I been practicing my posing a bit the last week or so and when i flex hard and hold for longer than a few seconds i feel like i'm gonna pass out  Which kinda scares me that when i'm in my comp i will be alot leaner and imagine that posing will take alot more 'effort'.
My question is when i  am ripped do i have to flex as hard to get the same effect?? What sort of intensity do you guys flex at during a show 100% - 80% - 50%??


----------



## scottrtrout (Feb 16, 2004)

The leaner you get the easier it is to pose, because ofcourse there is less to hide the muscle. As far as how hard you don't want to put all you have into a pose, you don't know how long your going to be in that pose or how many poses there going to have you hit if the class is a tough one. Just keep practacing and hold it as hard as you can for as long as you can. Anywhere from 30 to 60 sec at a pose.

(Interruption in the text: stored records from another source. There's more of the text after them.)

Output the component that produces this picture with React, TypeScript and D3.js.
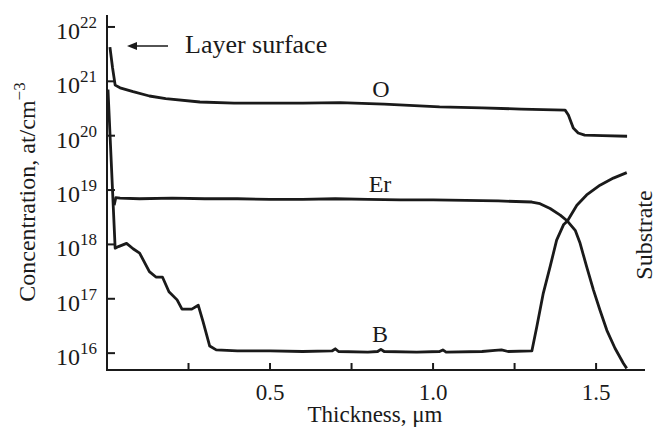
import React, { useRef, useEffect } from 'react';
import * as d3 from 'd3';

// thickness (um) and log10 concentration (at/cm^3)
const oThick = [0.009, 0.017, 0.025, 0.04, 0.08, 0.13, 0.18, 0.285, 0.39, 0.5, 0.6, 0.715, 0.85, 1.02, 1.15, 1.27, 1.405, 1.415, 1.43, 1.445, 1.465, 1.52, 1.595];
const oLog = [21.63, 21.25, 20.93, 20.88, 20.81, 20.73, 20.68, 20.62, 20.6, 20.6, 20.6, 20.61, 20.58, 20.53, 20.51, 20.49, 20.47, 20.38, 20.14, 20.05, 20.01, 20.0, 19.99];

const erThick = [0.022, 0.027, 0.04, 0.1, 0.2, 0.3, 0.4, 0.5, 0.6, 0.7, 0.8, 0.9, 1.0, 1.1, 1.2, 1.303, 1.328, 1.359, 1.39, 1.412, 1.436, 1.451, 1.471, 1.492, 1.512, 1.533, 1.558, 1.584, 1.594];
const erLog = [18.72, 18.86, 18.85, 18.84, 18.85, 18.84, 18.84, 18.83, 18.83, 18.84, 18.83, 18.82, 18.82, 18.81, 18.8, 18.78, 18.75, 18.66, 18.54, 18.43, 18.26, 18.02, 17.59, 17.16, 16.79, 16.42, 16.09, 15.81, 15.72];

const bThick = [0.003, 0.025, 0.035, 0.06, 0.08, 0.1, 0.13, 0.15, 0.17, 0.19, 0.215, 0.23, 0.26, 0.28, 0.295, 0.315, 0.335, 0.4, 0.5, 0.6, 0.69, 0.7, 0.71, 0.8, 0.83, 0.84, 0.85, 0.95, 1.02, 1.03, 1.04, 1.15, 1.19, 1.21, 1.23, 1.303, 1.318, 1.338, 1.359, 1.379, 1.4, 1.412, 1.441, 1.471, 1.512, 1.553, 1.594];
const bLog = [20.85, 17.93, 17.96, 18.02, 17.92, 17.84, 17.5, 17.4, 17.4, 17.13, 16.98, 16.81, 16.81, 16.88, 16.57, 16.13, 16.06, 16.04, 16.04, 16.03, 16.04, 16.08, 16.03, 16.02, 16.03, 16.07, 16.03, 16.02, 16.03, 16.06, 16.02, 16.03, 16.05, 16.06, 16.03, 16.04, 16.48, 17.1, 17.59, 18.08, 18.36, 18.43, 18.72, 18.91, 19.09, 19.22, 19.32];

const yTickExps = [16, 17, 18, 19, 20, 21, 22];
const xTicks = [0.25, 0.5, 0.75, 1.0, 1.25, 1.5];
const xTickLabels = ['', '0.5', '', '1.0', '', '1.5'];

const FONT = '"Liberation Serif", "Times New Roman", serif';
const INK = '#1a1a1a';

const App = () => {
  const svgRef = useRef(null);

  useEffect(() => {
    const svg = d3.select(svgRef.current);
    svg.selectAll('*').remove();

    const x = d3.scaleLinear().domain([0, 1.65]).range([107, 645]);
    const y = d3.scaleLog().domain([Math.pow(10, 15.69), Math.pow(10, 22.22)]).range([370, 15]);

    const line = d3.line<[number, number]>()
      .x(d => x(d[0]))
      .y(d => y(Math.pow(10, d[1])));

    const series = [
      d3.zip(oThick, oLog),
      d3.zip(erThick, erLog),
      d3.zip(bThick, bLog),
    ];
    svg.selectAll('path.profile')
      .data(series)
      .enter().append('path')
      .attr('class', 'profile')
      .attr('d', d => line(d as [number, number][]))
      .attr('fill', 'none')
      .attr('stroke', INK)
      .attr('stroke-width', 2.8)
      .attr('stroke-linejoin', 'round');

    // axes: only left and bottom, ticks pointing inward
    const axes = svg.append('g').attr('stroke', INK).attr('stroke-width', 2);
    axes.append('line').attr('x1', 107).attr('x2', 107).attr('y1', 15).attr('y2', 371);
    axes.append('line').attr('x1', 106).attr('x2', 645).attr('y1', 370).attr('y2', 370);

    yTickExps.forEach(e => {
      const py = y(Math.pow(10, e));
      axes.append('line').attr('x1', 107).attr('x2', 115).attr('y1', py).attr('y2', py);
      const t = svg.append('text')
        .attr('x', 97).attr('y', py + 12)
        .attr('text-anchor', 'end')
        .style('font-family', FONT).style('font-size', '24px').style('fill', INK);
      t.append('tspan').text('10');
      t.append('tspan').attr('dy', -11).style('font-size', '17px').text(String(e));
    });

    xTicks.forEach((v, i) => {
      const px = x(v);
      axes.append('line').attr('x1', px).attr('x2', px).attr('y1', 370).attr('y2', 363);
      if (xTickLabels[i]) {
        svg.append('text')
          .attr('x', px).attr('y', 400)
          .attr('text-anchor', 'middle')
          .style('font-family', FONT).style('font-size', '23px').style('fill', INK)
          .text(xTickLabels[i]);
      }
    });

    // axis titles
    svg.append('text')
      .attr('x', 375).attr('y', 422)
      .attr('text-anchor', 'middle')
      .style('font-family', FONT).style('font-size', '23px').style('fill', INK)
      .text('Thickness, μm');

    const yt = svg.append('text')
      .attr('transform', 'translate(35,192) rotate(-90)')
      .attr('text-anchor', 'middle')
      .style('font-family', FONT).style('font-size', '24px').style('fill', INK);
    yt.append('tspan').text('Concentration, at/cm');
    yt.append('tspan').attr('dy', -10).style('font-size', '17px').text('−3');

    svg.append('text')
      .attr('transform', 'translate(652,235) rotate(-90)')
      .attr('text-anchor', 'middle')
      .style('font-family', FONT).style('font-size', '24px').style('fill', INK)
      .text('Substrate');

    // series labels
    const labels = [
      { t: 'O', x: 381, y: 97 },
      { t: 'Er', x: 380, y: 192 },
      { t: 'B', x: 380, y: 342 },
    ];
    labels.forEach(l => {
      svg.append('text')
        .attr('x', l.x).attr('y', l.y)
        .attr('text-anchor', 'middle')
        .style('font-family', FONT).style('font-size', '24px').style('fill', INK)
        .text(l.t);
    });

    // layer surface annotation with arrow
    svg.append('line')
      .attr('x1', 168).attr('x2', 134).attr('y1', 46).attr('y2', 46)
      .attr('stroke', INK).attr('stroke-width', 1.6);
    svg.append('path')
      .attr('d', 'M127,46 L137,42 L137,50 Z')
      .attr('fill', INK);
    svg.append('text')
      .attr('x', 185).attr('y', 53)
      .style('font-family', FONT).style('font-size', '26px').style('fill', INK)
      .text('Layer surface');
  }, []);

  return (
    <svg ref={svgRef} width={657} height={445}
      style={{ position: 'absolute', left: 0, top: 0, background: '#fff' }} />
  );
};

export default App;
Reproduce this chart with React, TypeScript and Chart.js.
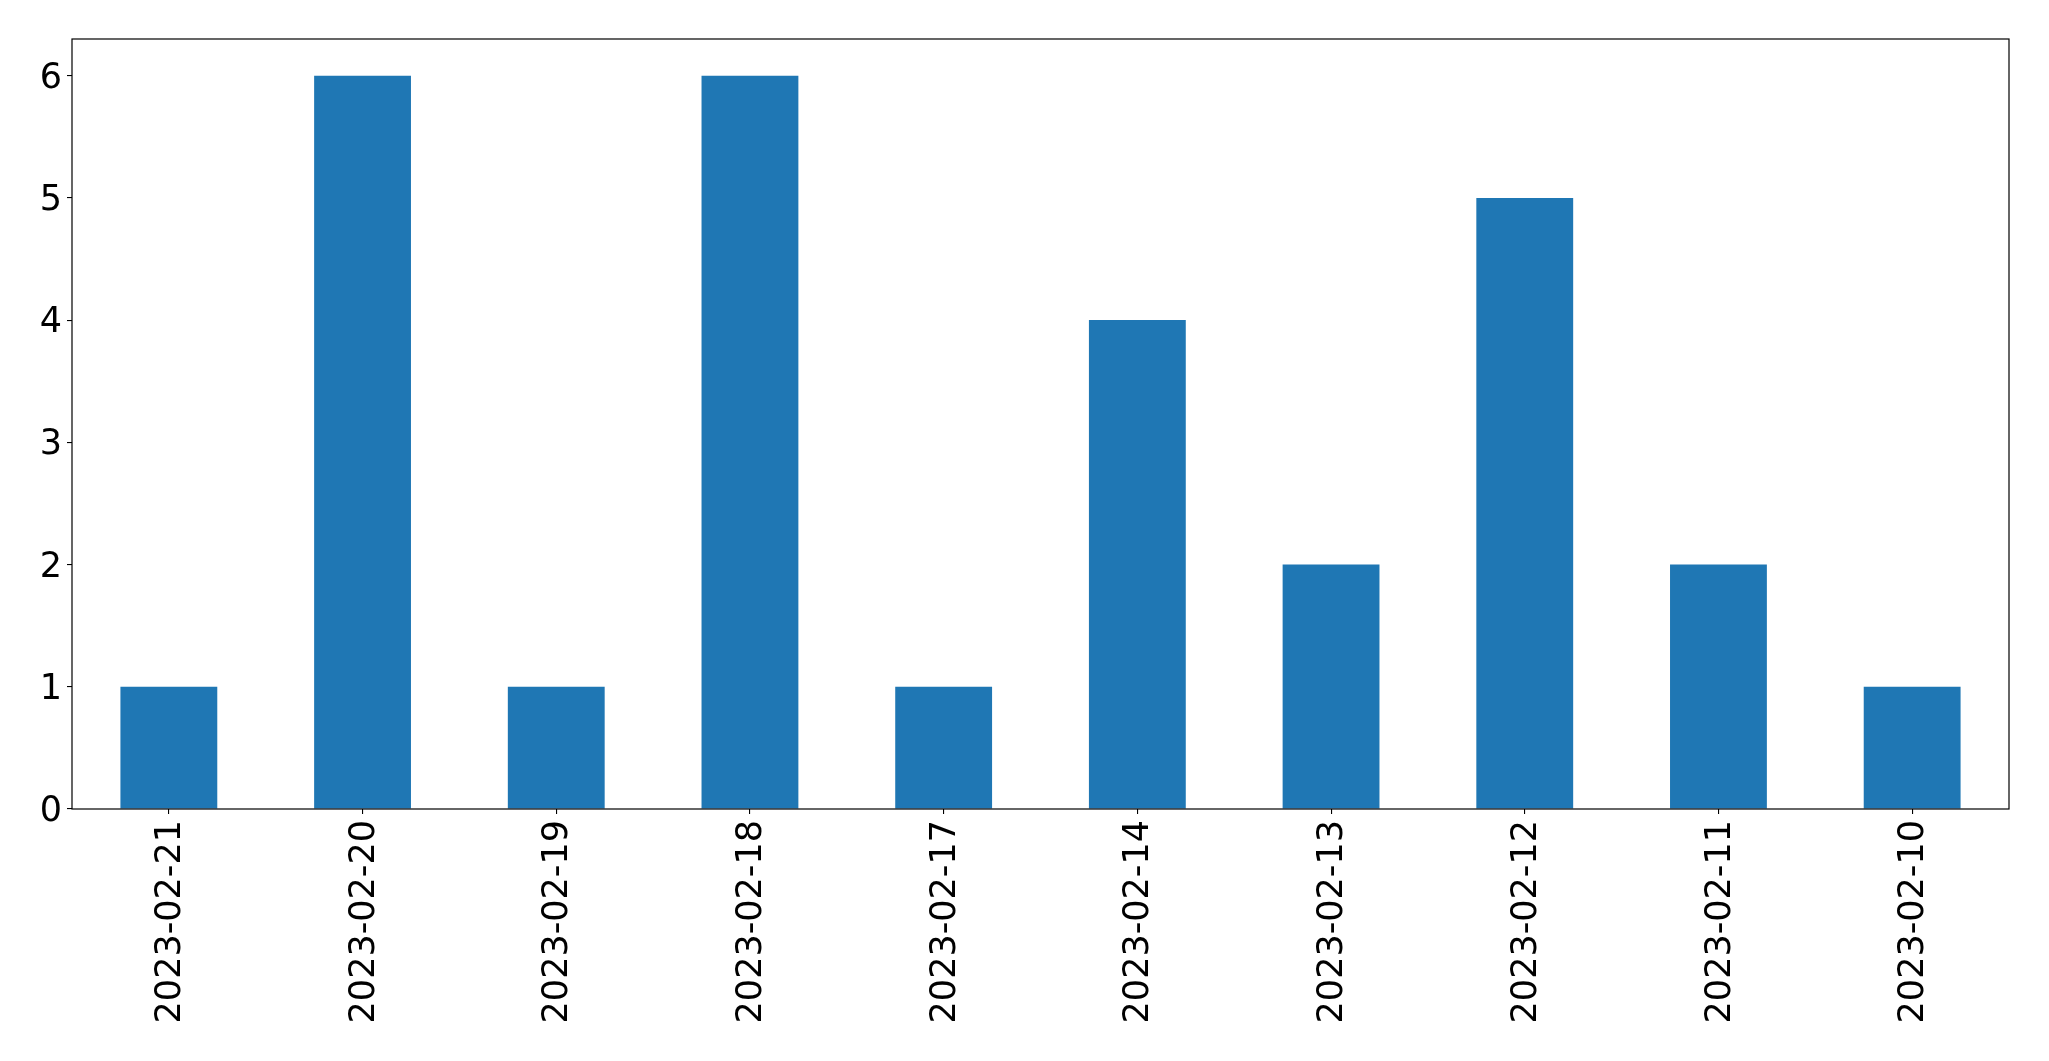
import React, { useEffect, useRef } from "react";
import { Chart, registerables } from "chart.js";

Chart.register(...registerables);

const categories = [
  "2023-02-21",
  "2023-02-20",
  "2023-02-19",
  "2023-02-18",
  "2023-02-17",
  "2023-02-14",
  "2023-02-13",
  "2023-02-12",
  "2023-02-11",
  "2023-02-10",
];
const counts = [1, 6, 1, 6, 1, 4, 2, 5, 2, 1];
const yTickValues = [0, 1, 2, 3, 4, 5, 6];
const yMax = 6.3;

const W = 2049;
const H = 1061;
const AREA = { left: 72, top: 39, right: 2009, bottom: 809 };

const frame = {
  id: "frame",
  afterDraw(chart: any) {
    const { ctx, chartArea } = chart;
    ctx.save();
    ctx.strokeStyle = "#000";
    ctx.lineWidth = 1.2;
    ctx.strokeRect(chartArea.left, chartArea.top, chartArea.right - chartArea.left, chartArea.bottom - chartArea.top);
    ctx.restore();
  },
};

export default function App() {
  const ref = useRef<HTMLCanvasElement | null>(null);
  useEffect(() => {
    if (!ref.current) return;
    const font = { family: "'DejaVu Sans', sans-serif", size: 35 };
    const chart = new Chart(ref.current, {
      type: "bar",
      data: {
        labels: categories,
        datasets: [
          {
            data: counts,
            backgroundColor: "#1f77b4",
            borderWidth: 0,
            barPercentage: 0.5,
            categoryPercentage: 1,
          },
        ],
      },
      options: {
        responsive: false,
        animation: false,
        devicePixelRatio: 1,
        layout: { padding: { top: AREA.top, right: W - AREA.right, left: 0, bottom: 0 } },
        plugins: { legend: { display: false }, tooltip: { enabled: false } },
        scales: {
          x: {
            offset: true,
            grid: { display: true, drawOnChartArea: false, drawTicks: true, tickLength: 5, color: "#000", lineWidth: 1.1, offset: false },
            border: { display: false },
            ticks: { font, color: "#000", minRotation: 90, maxRotation: 90, autoSkip: false, padding: 6, labelOffset: 2 },
            afterFit: (s: any) => {
              s.height = H - AREA.bottom;
            },
          },
          y: {
            min: 0,
            max: yMax,
            grid: { display: true, drawOnChartArea: false, drawTicks: true, tickLength: 5, color: "#000", lineWidth: 1.1 },
            border: { display: false },
            ticks: { font, color: "#000", padding: 5, labelOffset: 3 },
            afterBuildTicks: (s: any) => {
              s.ticks = yTickValues.map((v) => ({ value: v }));
            },
            afterFit: (s: any) => {
              s.width = AREA.left;
            },
          },
        },
      },
      plugins: [frame],
    });
    return () => chart.destroy();
  }, []);
  return (
    <div style={{ position: "fixed", left: 0, top: 0, width: W, height: H, background: "#fff" }}>
      <canvas ref={ref} width={W} height={H} style={{ width: W, height: H, display: "block" }} />
    </div>
  );
}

Keep it up and Good luck 

Scott


----------



## Rissole (Feb 16, 2004)

Thanks Scott


----------



## BabyArnold (Mar 2, 2004)

Are you breathing?


----------



## Rissole (Mar 2, 2004)

ahhh..... i think so....


----------



## scottrtrout (Mar 4, 2004)

Not a problem. One more thing KEEP YOUR LEGS FLEXED AT ALL TIMES!


----------



## Rissole (Mar 4, 2004)

That'd kinda hurt


----------



## Rocco32 (Mar 4, 2004)

> _*Originally posted by scottrtrout *_
> Not a problem. One more thing KEEP YOUR LEGS FLEXED AT ALL TIMES!

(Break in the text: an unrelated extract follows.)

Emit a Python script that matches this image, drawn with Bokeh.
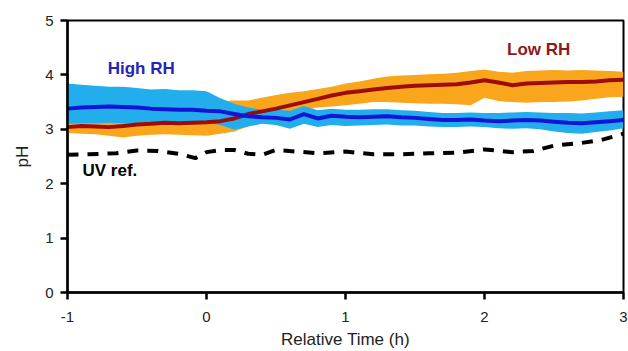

That's the hardest part for me.


----------



## BabsieGirl (Mar 4, 2004)

Nah, it won't

wanna hear sometime funny?


----------



## BabsieGirl (Mar 4, 2004)

whoops....that was for Riss


----------



## Rissole (Mar 4, 2004)

Common Babs, whats funny??


----------



## BabsieGirl (Mar 4, 2004)

I can flex everything with out shaking except for one part..............Guess which part?  When I flex that one, I shake like a darn vibrator!  My friends thought it was funny.  Looks like I do the booty dance.....


----------



## Rocco32 (Mar 4, 2004)

Can we see?


----------



## scottrtrout (Mar 4, 2004)

Yes please share


----------



## BabsieGirl (Mar 4, 2004)

We'll see

Okay...it's my glutes.......as if you all couldn't guess.....

I can flex everything with out shaking until I get my glutes involved.  

Good part about flexing your back side is, during your comp, the judges cannot see your facial expressions.  LOL.


----------



## Rissole (Mar 4, 2004)

But you should see theirs


----------



## Flex (Mar 12, 2004)

> _*Originally posted by scottrtrout *_
> KEEP YOUR LEGS FLEXED AT ALL TIMES!



and most def. your stomach


----------



## scottrtrout (Mar 12, 2004)

> _*Originally posted by Flex *_
> and most def. your stomach



You need to be carful with your stomach. Keep it tight yes but in some poses if your contracting your abs to much you'll loose fullness in your upper body. For example in the Frt. "relaxed" pose during the semetry round if I contract my abs it pulls me down so I don't look as wide or full. I just depends on the pose. You need to know what makes you look your best in each pose. Everyones structure is diff making it difficult to say how to pose without knowing how you look in that pose. Get people that have done a few shows to look at you and help you decide what is best for your body.


----------